The point is to give a way to the developer to follow the links you define. First find the link to the index so they can get the list of things they can navigate to.
Once they discover that document, they discover that they can see a list of customers at a certain Uri, and can do a GET against it.
If they find a customer of interest, they can follow the link defined in /customers/customer/#href and issue a GET to retrieve a representation of that customer.
From there, your media type could embed actions that are available to the user, using more links. You also have the additional option of issuing an OPTIONS request on the resource to know if you can allow deleting the resource, or a PUT if you can save the document back after modification.
So a good documentation doesn't ever:
give static links
give interaction such as "you can issue POST on Customer with this media type and that will mean the move operation". The client should issue a POST against Customer only because your XML document has specified it that way.
The point of all this is to achieve minimum coupling between clients and servers. The client can be very smart in displaying and discovering resources (showing forms and god knows what else), but is totally dumb as to what the actual workflow is: the server decides.
At my company, we've been very happy using WADL, Web Application Description Language. Wikipedia describes it as: "an XML-based file format that provides a machine-readable description of HTTP-based web applications". I find raw WADL easy to write, read, and understand, and it maps directly to RESTful concepts. The official project provides a simple spec, XSD and RELAX NG schemata, and Java tools.

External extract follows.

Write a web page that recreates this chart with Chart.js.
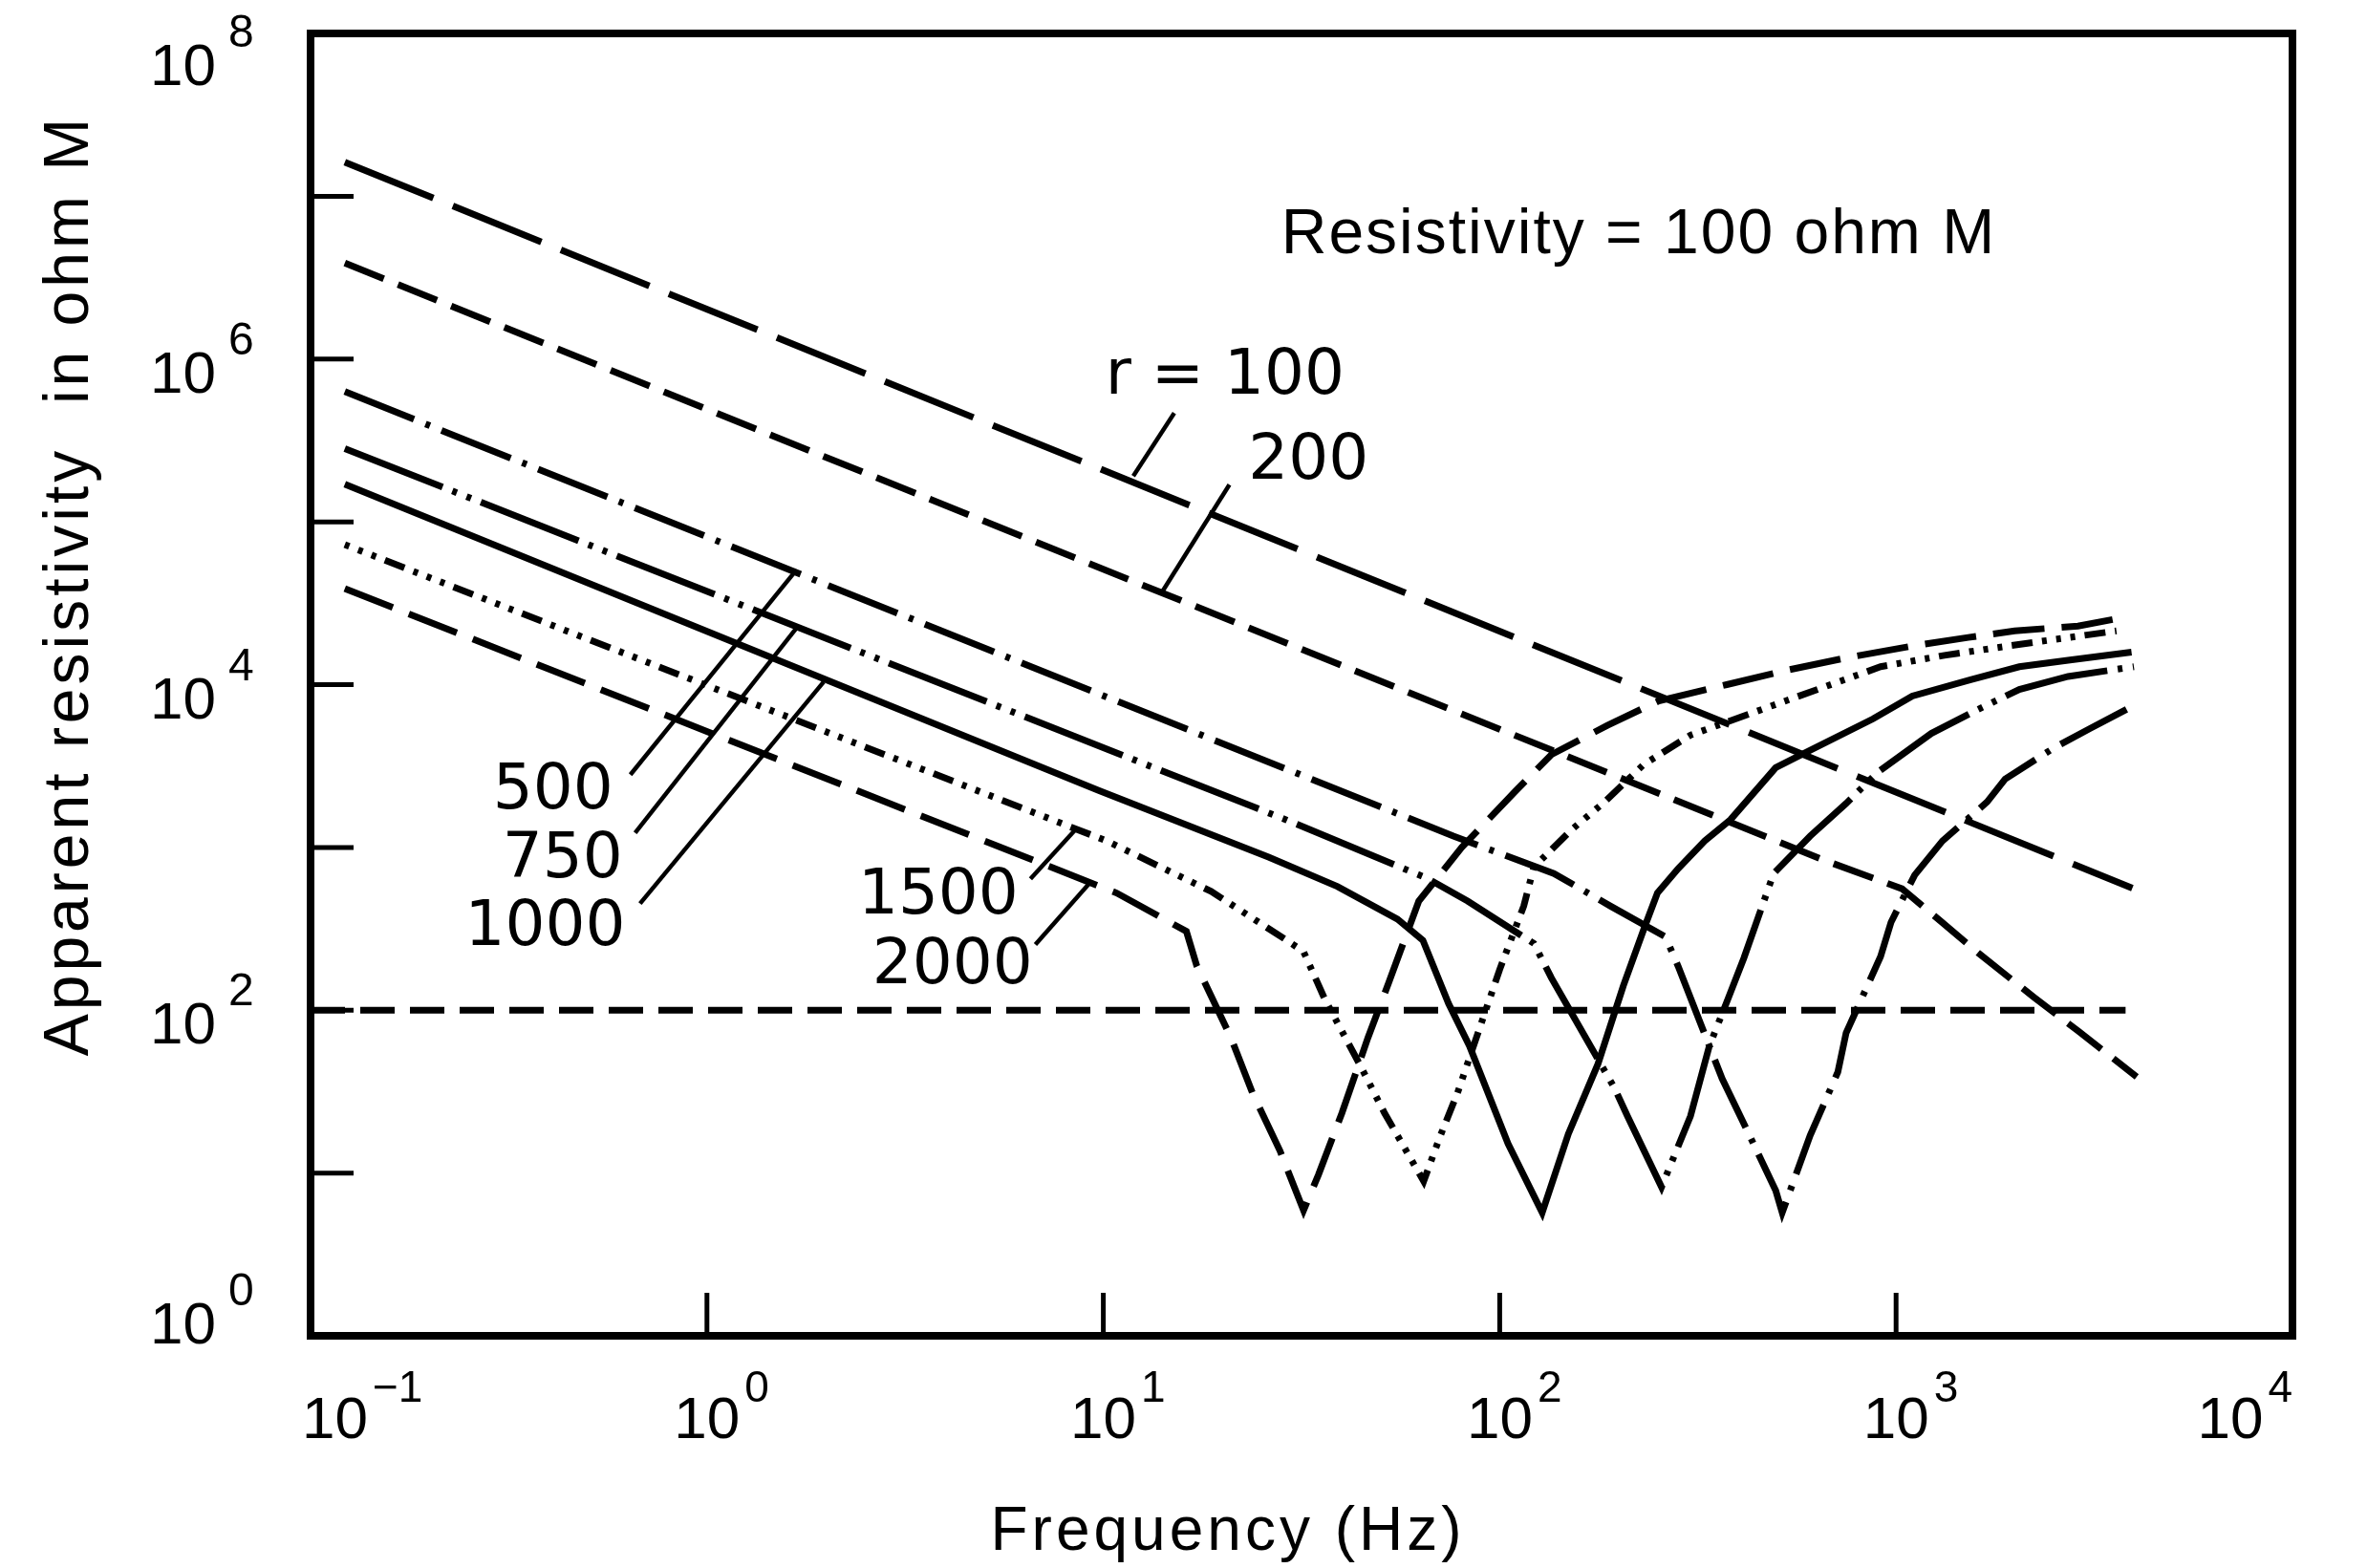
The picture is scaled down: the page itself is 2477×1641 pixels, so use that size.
<!DOCTYPE html>
<html lang="en">
<head>
  <meta charset="UTF-8">
  <title>Apparent resistivity vs frequency</title>
  <script src="https://cdn.jsdelivr.net/npm/chart.js"></script>
  <style>
    html, body { margin: 0; padding: 0; background: #fff; }
    canvas { display: block; }
  </style>
</head>
<body>
<canvas id="rhoChart" width="2477" height="1641"></canvas>
<script>
  // frequency (Hz) / apparent resistivity (ohm m) along each curve, r = spacing
  const freq100 = [0.122, 3945];
  const rho100 = [1.62e7, 562];

  const freq200 = [0.122, 661, 1035, 1291, 1614, 2228, 2891, 4046];
  const rho200 = [3.89e6, 832, 557, 355, 224, 120, 74, 39];

  const freq500 = [0.122, 76.4, 137, 190, 262, 282, 364, 425, 497, 516, 607, 713, 748, 914, 971, 1114, 1309, 1698, 1884, 2495, 3083, 4036];
  const rho500 = [6.31e5, 1175, 692, 437, 282, 186, 38, 17.4, 7.8, 5.71, 17.0, 41.7, 72.4, 214, 347, 676, 1096, 1905, 2630, 4074, 5370, 7586];

  const freq750 = [0.122, 28.9, 65.6, 83.0, 122, 135, 195, 210, 256, 303, 338, 378, 413, 491, 607, 748, 897, 1227, 1585, 2046, 2716, 3981];
  const rho750 = [2.82e5, 1479, 646, 468, 257, 158, 33.1, 22.4, 8.2, 22.4, 60.3, 120, 209, 692, 1175, 1862, 2884, 5012, 6918, 9333, 11220, 12882];

  const freq1000 = [0.122, 9.73, 26.2, 39.0, 55.2, 64.0, 74.3, 83.9, 105, 128, 149, 177, 205, 232, 250, 282, 329, 382, 497, 556, 875, 1099, 1542, 2046, 2716, 3926];
  const rho1000 = [1.70e5, 2240, 870, 575, 363, 269, 110, 60.3, 15.1, 5.71, 17.4, 46.8, 141, 324, 525, 741, 1096, 1479, 3090, 3548, 6166, 8511, 10715, 12882, 14125, 15849];

  const freq1500 = [0.122, 10.2, 18.7, 29.0, 32.0, 36.2, 44.5, 51.2, 64.3, 70.6, 78.2, 100, 115, 122, 152, 184, 231, 303, 914, 1324, 2228, 3597];
  const rho1500 = [72444, 1096, 537, 269, 229, 117, 45.7, 23.4, 8.9, 16.6, 30.9, 178, 437, 759, 1288, 1905, 3236, 4898, 12882, 15136, 18197, 21380];

  const freq2000 = [0.122, 10.8, 16.2, 17.2, 21.0, 23.8, 27.9, 32.0, 34.9, 40.0, 46.5, 52.5, 62.5, 80.2, 110, 135, 187, 252, 374, 533, 769, 1114, 1521, 1991, 2877, 3707];
  const rho2000 = [38905, 525, 305, 188, 67.6, 30.9, 13.7, 5.89, 9.77, 23.4, 67.6, 148, 468, 1000, 2239, 3715, 5623, 7943, 10000, 12303, 14791, 17378, 19498, 21380, 22909, 25704];

  // half-space resistivity
  const freqHalf = [0.1, 3793];
  const rhoHalf = [100, 100];

  // curve labels (right edge / baseline) and their leader lines
  const labelText = ['r = 100', '200', '500', '750', '1000', '1500', '2000'];
  const labelFreq = [40.6, 46.7, 0.580, 0.613, 0.623, 6.11, 6.64];
  const labelRho = [6.10e5, 1.84e5, 1742, 660, 253, 395, 146];
  const leaderFreq = [[15.1, 11.9], [20.8, 13.96], [0.641, 1.684], [0.659, 1.70], [0.678, 1.97], [6.55, 8.57], [6.74, 9.31]];
  const leaderRho = [[4.66e5, 1.91e5], [1.69e5, 3.60e4], [2798, 5.09e4], [1228, 2.30e4], [452, 1.04e4], [642, 1313], [253, 617]];

  const noteText = 'Resistivity = 100 ohm M';
  const noteFreq = 28.1;
  const noteRho = 4.44e6;

  const xTickExp = [-1, 0, 1, 2, 3, 4];
  const yTickExp = [0, 2, 4, 6, 8];

  const toPts = (f, r) => f.map((v, i) => ({ x: v, y: r[i] }));
  const curve = (f, r, dash) => ({
    data: toPts(f, r),
    showLine: true,
    borderColor: '#000',
    borderWidth: 7,
    borderDash: dash,
    borderCapStyle: 'butt',
    pointRadius: 0,
    tension: 0
  });

  const datasets = [
    curve(freq100, rho100, [100, 22]),
    curve(freq200, rho200, [44, 16]),
    curve(freq500, rho500, [78, 13, 5, 13]),
    curve(freq750, rho750, [110, 11, 5, 11, 5, 11]),
    curve(freq1000, rho1000, []),
    curve(freq1500, rho1500, [5, 10, 5, 10, 5, 10, 22, 10]),
    curve(freq2000, rho2000, [54, 18]),
    curve(freqHalf, rhoHalf, [36, 16])
  ];

  // frame, inward ticks, power-of-ten labels, titles and curve labels
  const decorations = {
    id: 'decorations',
    afterDraw(chart) {
      const { ctx, chartArea: a, scales: { x, y } } = chart;
      ctx.save();
      ctx.strokeStyle = '#000';
      ctx.fillStyle = '#000';
      ctx.setLineDash([]);

      // leader lines
      ctx.lineWidth = 4.5;
      leaderFreq.forEach((lf, i) => {
        ctx.beginPath();
        ctx.moveTo(x.getPixelForValue(lf[0]), y.getPixelForValue(leaderRho[i][0]));
        ctx.lineTo(x.getPixelForValue(lf[1]), y.getPixelForValue(leaderRho[i][1]));
        ctx.stroke();
      });

      // curve labels
      ctx.font = '66px "DejaVu Sans"';
      ctx.textAlign = 'right';
      ctx.textBaseline = 'alphabetic';
      labelText.forEach((t, i) => {
        ctx.fillText(t, x.getPixelForValue(labelFreq[i]), y.getPixelForValue(labelRho[i]));
      });

      ctx.font = '66px "Liberation Sans"';
      ctx.letterSpacing = '2px';
      ctx.textAlign = 'left';
      ctx.fillText(noteText, x.getPixelForValue(noteFreq), y.getPixelForValue(noteRho));
      ctx.letterSpacing = '0px';

      // frame
      ctx.lineWidth = 8;
      ctx.strokeRect(a.left, a.top, a.right - a.left, a.bottom - a.top);

      // inward ticks
      ctx.lineWidth = 5;
      for (let e = 1; e <= 7; e++) {
        const py = y.getPixelForValue(10 ** e);
        ctx.beginPath();
        ctx.moveTo(a.left, py);
        ctx.lineTo(a.left + 45, py);
        ctx.stroke();
      }
      for (let e = 0; e <= 3; e++) {
        const px = x.getPixelForValue(10 ** e);
        ctx.beginPath();
        ctx.moveTo(px, a.bottom);
        ctx.lineTo(px, a.bottom - 45);
        ctx.stroke();
      }

      // x tick labels
      xTickExp.forEach((e, i) => {
        const px = x.getPixelForValue(10 ** e);
        const exp = e < 0 ? '\u2212' + (-e) : String(e);
        ctx.font = '62px "Liberation Sans"';
        const w10 = ctx.measureText('10').width;
        ctx.font = '46px "Liberation Sans"';
        const wExp = ctx.measureText(exp).width;
        let left = px - w10 / 2;
        if (i === 0) left = px - 9;
        if (i === xTickExp.length - 1) left = px - w10 - 5 - wExp;
        ctx.textAlign = 'left';
        ctx.font = '62px "Liberation Sans"';
        ctx.fillText('10', left, a.bottom + 107);
        ctx.font = '46px "Liberation Sans"';
        ctx.fillText(exp, left + w10 + 5, a.bottom + 69);
      });

      // y tick labels
      yTickExp.forEach(e => {
        const py = y.getPixelForValue(10 ** e);
        const base = py + (e === 0 ? 8 : e === 8 ? 54 : 35);
        ctx.font = '62px "Liberation Sans"';
        ctx.textAlign = 'right';
        ctx.fillText('10', a.left - 99, base);
        ctx.font = '48px "Liberation Sans"';
        ctx.textAlign = 'left';
        ctx.fillText(String(e), a.left - 86, base - 40);
      });

      // axis titles
      ctx.font = '64px "Liberation Sans"';
      ctx.letterSpacing = '4px';
      ctx.textAlign = 'center';
      ctx.fillText('Frequency (Hz)', (a.left + a.right) / 2 - 77, a.bottom + 224);

      ctx.translate(a.left - 233, (a.top + a.bottom) / 2 - 104);
      ctx.rotate(-Math.PI / 2);
      ctx.font = '66px "Liberation Sans"';
      ctx.fillText('Apparent resistivity  in ohm M', 0, 0);
      ctx.letterSpacing = '0px';
      ctx.restore();
    }
  };

  new Chart(document.getElementById('rhoChart').getContext('2d'), {
    type: 'scatter',
    data: { datasets },
    options: {
      responsive: false,
      animation: false,
      layout: { padding: { left: 325, right: 78, top: 35, bottom: 243 } },
      plugins: { legend: { display: false }, tooltip: { enabled: false } },
      scales: {
        x: {
          type: 'logarithmic', min: 0.1, max: 10000,
          ticks: { display: false },
          grid: { display: false },
          border: { display: false },
          afterFit: s => { s.height = 0; }
        },
        y: {
          type: 'logarithmic', min: 1, max: 1e8,
          ticks: { display: false },
          grid: { display: false },
          border: { display: false },
          afterFit: s => { s.width = 0; }
        }
      }
    },
    plugins: [decorations]
  });
</script>
</body>
</html>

A number of tools and resources exist for working with WADL, including:
wadl_stylesheets, XSLT stylesheets to create HTML documentation from WADL files
Restlet, a Java framework for building RESTful servers and clients, includes a WADL extension
A tip: try including human-readable documentation, such as descriptions, concepts, getting started, usage tips, etc, in the WADL document's doc element by including HTML elements, using the XHTML namespace. It can make a big difference!
You might find rest-tool useful.
It follows a language agnostic approach to write specification, mock implementation and automated unit-testing for RESTful APIs. It also provides a cook-book however it is in a very early stage, but its content is continuously growing.
The services you just described can be immediately used, so it is also good for experimenting.
Initially, we went for static documentation of resources but just had to field too many questions. Eventually, we moved to using Live documentation pages using IO/Docs (actually a fork).
Been working great.
To create understanding/documentation, heavyweight solutions aren't always needed. Examples of (great) heavyweight tools are: IO/Docs / Apigee (although great tools).
For tiny projects that already have a docchain setup (doxygen/phpdoc/phpdoctor/custom/etc) I use the following shellscript to just include the page in the full generated documentation:
https://gist.github.com/4496972
A demo: http://pastie.org/5657190
It just use custom comment-tags in your sourcecode.
It can also be a nice starting point for documenting any sourcecode (language).